• PROBLEM TO WORK ON
Begin with the first line below and retype each line exactly through the line containing "(nl) at (235,117)". Any pictures are to be left out.

******************************

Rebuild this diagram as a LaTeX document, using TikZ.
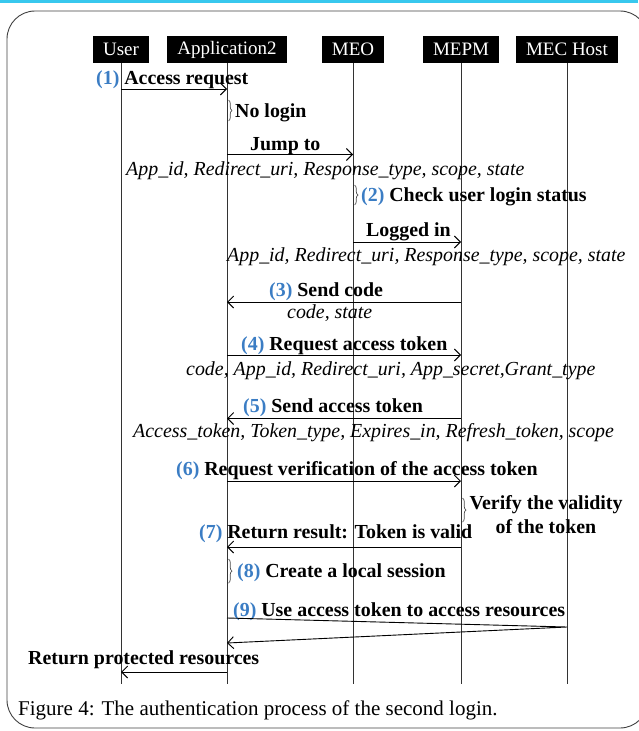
\documentclass[tikz,border=0pt]{standalone}
\usepackage{fontspec}
\setmainfont{Liberation Serif}
\usepackage{xcolor}
\usetikzlibrary{arrows.meta,decorations.pathreplacing}
\definecolor{numblue}{HTML}{3B7DC4}
\definecolor{topline}{HTML}{38C8EE}
\newcommand{\stepno}[1]{\textcolor{numblue}{(#1)}}

\begin{document}
\begin{tikzpicture}[
  x=1pt, y=-1pt,
  actor/.style={fill=black, text=white, font=\fontsize{19}{22}\selectfont, minimum height=27pt, inner xsep=10pt, inner ysep=0pt},
  life/.style={draw=black!80, line width=0.9pt},
  msg/.style={-{Straight Barb[length=6pt,width=12pt]}, line width=0.9pt},
  lbl/.style={font=\fontsize{19.9}{24}\bfseries\selectfont, inner sep=0pt, anchor=base west},
  prm/.style={font=\fontsize{19.9}{24}\itshape\selectfont, inner sep=0pt, anchor=base west},
  brc/.style={decorate, decoration={brace, amplitude=3.5pt}, draw=black!70, line width=0.7pt}
]
\useasboundingbox (0,0) rectangle (638,731);
\fill[topline] (0,0) rectangle (638,2.5);
\draw[black!75, line width=0.9pt, rounded corners=28pt] (7,11) rectangle (648,728);

\node[actor] (u) at (121,49.5) {User};
\node[actor] (a) at (227,49.5) {Application2};
\node[actor] (o) at (353,49.5) {MEO};
\node[actor] (p) at (461,49.5) {MEPM};
\node[actor] (h) at (567,49.5) {MEC Host};
\foreach \n in {u,a,o,p,h}
  \draw[life] (\n.south) -- (\n |- 0,684);

\node[lbl] (l1) at (96,84.5) {\stepno{1} Access request};
\draw[msg] (u |- 0,89) -- (a |- 0,89);
\draw[brc] ([xshift=1.5pt]a |- 0,100) -- ([xshift=1.5pt]a |- 0,121);
\node[lbl] (nl) at (235,117) {No login};

\node[lbl] (l2) at (250,150) {Jump to};
\draw[msg] (a |- 0,154.5) -- (o |- 0,154.5);
\node[prm] (q1) at (126,175) {App\_id, Redirect\_uri, Response\_type, scope, state};
\draw[brc] ([xshift=1.5pt]o |- 0,185) -- ([xshift=1.5pt]o |- 0,205);
\node[lbl] (l3) at (361,201.5) {\stepno{2} Check user login status};

\node[lbl] (l4) at (366,236.5) {Logged in};
\draw[msg] (o |- 0,242) -- (p |- 0,242);
\node[prm] (q2) at (227,261.5) {App\_id, Redirect\_uri, Response\_type, scope, state};

\node[lbl] (l5) at (269,296.5) {\stepno{3} Send code};
\draw[msg] (p |- 0,302) -- (a |- 0,302);
\node[prm] (q3) at (287,318) {code, state};

\node[lbl] (l6) at (241,350) {\stepno{4} Request access token};
\draw[msg] (a |- 0,355) -- (p |- 0,355);
\node[prm] (q4) at (186,375) {code, App\_id, Redirect\_uri, App\_secret,Grant\_type};

\node[lbl] (l7) at (243,412.5) {\stepno{5} Send access token};
\draw[msg] (p |- 0,418.5) -- (a |- 0,418.5);
\node[prm] (q5) at (133,437) {Access\_token, Token\_type, Expires\_in, Refresh\_token, scope};

\node[lbl] (l8) at (176,475.5) {\stepno{6} Request verification of the access token};
\draw[msg] (a |- 0,481) -- (p |- 0,481);
\draw[brc] ([xshift=1.5pt]p |- 0,498) -- ([xshift=1.5pt]p |- 0,522);
\node[lbl, anchor=center, align=center] (vf) at (546,515) {Verify the validity\\of the token};

\node[lbl] (l9) at (199,538.5) {\stepno{7} Return result: Token is valid};
\draw[msg] (p |- 0,547) -- (a |- 0,547);
\draw[brc] ([xshift=1.5pt]a |- 0,559) -- ([xshift=1.5pt]a |- 0,583);
\node[lbl] (l10) at (237,577.5) {\stepno{8} Create a local session};

\node[lbl] (l11) at (233,616.5) {\stepno{9} Use access token to access resources};
\draw[msg] (a |- 0,618) -- (h |- 0,627) -- (a |- 0,643);
\node[lbl] (l12) at (28,664.5) {Return protected resources};
\draw[msg] (a |- 0,672) -- (u |- 0,672);

\node[font=\fontsize{21}{24}\selectfont, anchor=base west, inner sep=0pt] (cap) at (18,715) {Figure 4: The authentication process of the second login.};
\end{tikzpicture}
\end{document}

******************************

• FULL ANSWER
Rebuild this diagram as a LaTeX document, using TikZ.
\documentclass[tikz,border=0pt]{standalone}
\usepackage{fontspec}
\setmainfont{Liberation Serif}
\usepackage{xcolor}
\usetikzlibrary{arrows.meta,decorations.pathreplacing}
\definecolor{numblue}{HTML}{3B7DC4}
\definecolor{topline}{HTML}{38C8EE}
\newcommand{\stepno}[1]{\textcolor{numblue}{(#1)}}

\begin{document}
\begin{tikzpicture}[
  x=1pt, y=-1pt,
  actor/.style={fill=black, text=white, font=\fontsize{19}{22}\selectfont, minimum height=27pt, inner xsep=10pt, inner ysep=0pt},
  life/.style={draw=black!80, line width=0.9pt},
  msg/.style={-{Straight Barb[length=6pt,width=12pt]}, line width=0.9pt},
  lbl/.style={font=\fontsize{19.9}{24}\bfseries\selectfont, inner sep=0pt, anchor=base west},
  prm/.style={font=\fontsize{19.9}{24}\itshape\selectfont, inner sep=0pt, anchor=base west},
  brc/.style={decorate, decoration={brace, amplitude=3.5pt}, draw=black!70, line width=0.7pt}
]
\useasboundingbox (0,0) rectangle (638,731);
\fill[topline] (0,0) rectangle (638,2.5);
\draw[black!75, line width=0.9pt, rounded corners=28pt] (7,11) rectangle (648,728);

\node[actor] (u) at (121,49.5) {User};
\node[actor] (a) at (227,49.5) {Application2};
\node[actor] (o) at (353,49.5) {MEO};
\node[actor] (p) at (461,49.5) {MEPM};
\node[actor] (h) at (567,49.5) {MEC Host};
\foreach \n in {u,a,o,p,h}
  \draw[life] (\n.south) -- (\n |- 0,684);

\node[lbl] (l1) at (96,84.5) {\stepno{1} Access request};
\draw[msg] (u |- 0,89) -- (a |- 0,89);
\draw[brc] ([xshift=1.5pt]a |- 0,100) -- ([xshift=1.5pt]a |- 0,121);
\node[lbl] (nl) at (235,117) {No login};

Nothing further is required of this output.